Opinion

Who gets to be a champion of change?

Founder of the The Affection Economy Jet Swain reflects that the industry's true change-makers are often unsung and doing it tough.

Last week, I attended the inaugural Champions of Change awards hosted by Adnews. It was, in many ways, a hopeful night. A new awards program, new faces being recognised, and a chance to reflect on what progress really looks like in our industry.

One of the most moving moments for me was watching my dear friend, and fellow values-led agitator, Jen Dobbie win the Golden Hammer for Changemaker of the Year, nominated by none other than Cindy Gallop. That kind of recognition matters. It tells us that the heart work, the invisible work, the values work is finally being seen.

But amid the applause, I found myself holding discomfort.

Two of the night’s most prestigious Champion of Change awards went to WPP—a global holding company that recently removed all DEI commitments from its annual report. Not scaled back. Not reframed. Removed entirely.

(L-R) Mikhaila Warburton, Claire Waring, Jen Dobbie, Jasmin Bedir, Jet Swain

How can an organisation step away from diversity, equity, and inclusion as a public priority and then be honoured, even locally, as a leader of that very work?

This isn’t about blaming individuals. But when the head of People & Culture at WPP, a man, got up to accept both awards with a silent female colleague beside him, I asked: why wasn’t she invited to speak? His response? “She didn’t have the confidence.”

In the Affection Economy, we talk about leadership not as title or tenure, but as the ability to lift others into visibility. It’s about nurturing voices, not replacing them. Coaching confidence, not gatekeeping it. You don’t get to claim a DEI award if you don’t practice inclusion in the moment that matters most: the one where the mic is passed.

What made the evening even more complex is that some aspects of diversity were being rightly celebrated, especially around neurodivergence, disability, First Nations work, and cultural inclusion. That’s progress, and it deserves to be recognised.

But what was missing?

Gender.

Gender diversity, the kind that still sees women underrepresented in creative leadership, excluded from awards, and overlooked on power lists, was quietly left off the table.

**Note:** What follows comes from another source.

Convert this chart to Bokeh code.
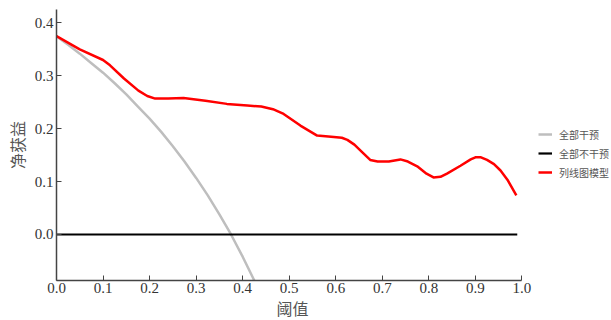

Gender equity isn’t optional. It’s foundational. Women are not a special interest group. We’re 50% of the population and often the ones doing the invisible labour of nurturing other forms of diversity, inclusion, and care.

I couldn’t help but notice who wasn’t on the Power List. Jen Sharpe, founder of Think HQ, a values-led, female-founded agency with groundbreaking practices around parenting, workplace flexibility, and equity, didn’t appear on that list. But the MD of Thinkerbell Margie Reid, an agency at the centre of Campaign Brief’s all-male creative leadership scandal last year? She did.

This isn’t about exclusion. It’s about recalibration. Who do we reward? Who do we centre? And are we brave enough to recognise the people doing the deep, slow, system-changing work … even when they’re not part of the in-crowd?

The author Jet Swain

We believe in a way of doing business that puts people before ego, values before vanity, and care before convenience. It’s not soft. It’s not fluffy. It’s the hardest work of all because it requires us to be accountable, visible, and human.

That’s what the Champions of Change awards should be about. And to Adnews’ credit, this new initiative creates space for these exact conversations. But now we must go further. Let’s move toward peer-nominated recognition. Let’s diversify judging panels, not just demographically, but in thought, lived experience, and sector context. Let’s stop mistaking corporate clout for cultural contribution.

Because when we give our highest honours to those walking away from their commitments, we send a dangerous message: that change is only performative. That leadership is only cosmetic.

Real change-makers are out here doing the work. Often without awards. Often without platforms. Often while also raising kids, fighting burnout, and navigating the very systems they’re trying to change.

Let’s make sure we see them.

Let’s honour them.

Let’s lead like them.

Jet Swain is the founder of The Affection Economy, a ‘values-led leadership practice redefining how we live, lead, and belong’. She is a keynote speaker, mentor, author, and former agency executive.